With over a million of our brethren in harm’s way in Eretz Yisroel, barely 2 weeks after the catastrophic events of Hurricane Sandy, we are inundated with stressful, fearful news, just waiting to hear more bad news, R’L. As difficult as it is for adults to absorb, react and remain positive and strong, it is so much more traumatic for the children. We want our children to know what is happening, to feel empathy for those who are suffering, balanced by a need to not overexpose or unnecessarily frighten them.
Not being directly involved obviously minimizes the emotional issues, but nevertheless the fear and anxiety is there and those who ignore it do so at their own peril. Our children need our help. We had short Tehillim gatherings today in school for children grades 2 and up and shared the broad outlines of what is happening. We encouraged them to daven and do acts of Chesed to create zechusim (merits) on behalf of our brothers and sisters in Eretz Yisroel. Children in grades K and 1 were also spoken to briefly, gently and encouragingly.
Parents should likewise be guiding and supporting the children at this time. Each family is impacted in its own way and needs to adjust the suggestions accordingly. What follows is a basic set of guidelines for supporting our children in a time of crisis:
Try and keep routines as normal as possible. Children gain security from the predictability of routine, including attending school.
Parents and adults need to first deal with and assess their own responses to crisis and stress.
Be honest with children and share with them as much information as they are developmentally able to handle.
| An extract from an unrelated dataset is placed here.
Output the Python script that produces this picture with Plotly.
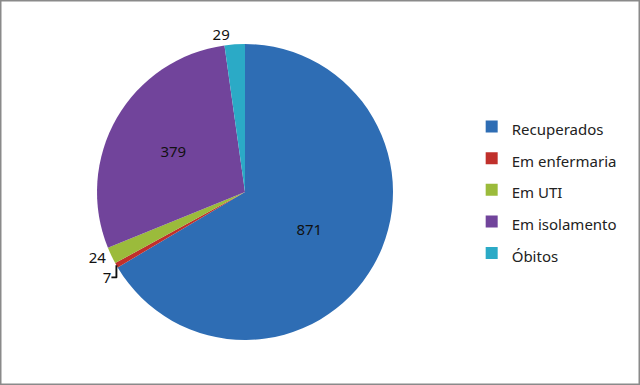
import plotly.graph_objects as go

categories = ["Recuperados", "Em enfermaria", "Em UTI", "Em isolamento", "Óbitos"]
values = [871, 7, 24, 379, 29]
colors = ["#2E6DB4", "#C0302B", "#9BBB3B", "#71449B", "#2BAAC6"]
text_pos = ["inside", "outside", "outside", "inside", "outside"]

legend_labels = ['<span style="font-size:15px">%s</span>' % c for c in categories]

fig = go.Figure(go.Pie(
    labels=legend_labels,
    values=values,
    marker=dict(colors=colors, line=dict(color="white", width=0)),
    sort=False,
    direction="clockwise",
    rotation=0,
    textinfo="value",
    textposition=text_pos,
    insidetextorientation="horizontal",
    textfont=dict(family="Noto Sans", size=15, color="#111111"),
    outsidetextfont=dict(family="Noto Sans", size=15, color="#111111"),
    insidetextfont=dict(family="Noto Sans", size=15, color="#111111"),
    domain=dict(x=[96/640, 394/640], y=[45/385, 341/385]),
    hoverinfo="label+value",
))

fig.update_layout(
    width=640, height=385,
    margin=dict(l=0, r=0, t=0, b=0),
    paper_bgcolor="white",
    font=dict(family="Noto Sans", color="#222222"),
    showlegend=True,
    legend=dict(
        x=0.737, y=0.507, xanchor="left", yanchor="middle",
        font=dict(family="Noto Sans", size=22, color="#222222"),
        bgcolor="rgba(0,0,0,0)",
    ),
    shapes=[dict(type="rect", xref="paper", yref="paper", x0=0, y0=0, x1=1, y1=1,
                 line=dict(color="#8a8a8a", width=3))],
)

fig.write_html("out.html", config={"displayModeBar": False},
               post_script="document.body.style.margin='0';document.body.style.overflow='hidden';")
Limit exposure to television and the news. Images make a deep impact, continuous exposure can be harmful.
Listen to the children’s fears and concerns. Listening and really understanding what the child’s concerns are is more important than simply talking. If it’s not clear what is underlying the child’s question(s), ask “What made you think of that?”
Reassure children that Hashem runs the world, and that everything that happens, is for the best.
Point out that the world is a good place, but that there are people who do bad things.
Involve children in something concrete to help. Collecting tzedaka, saying Tehillim or writing letters or drawings for and to children in affected areas.
We hope and daven that these guidelines will be unnecessary, and the safety and security of our people will be quickly restored. If Chas V’Sholom circumstances go in a different direction, it will be helpful to be prepared.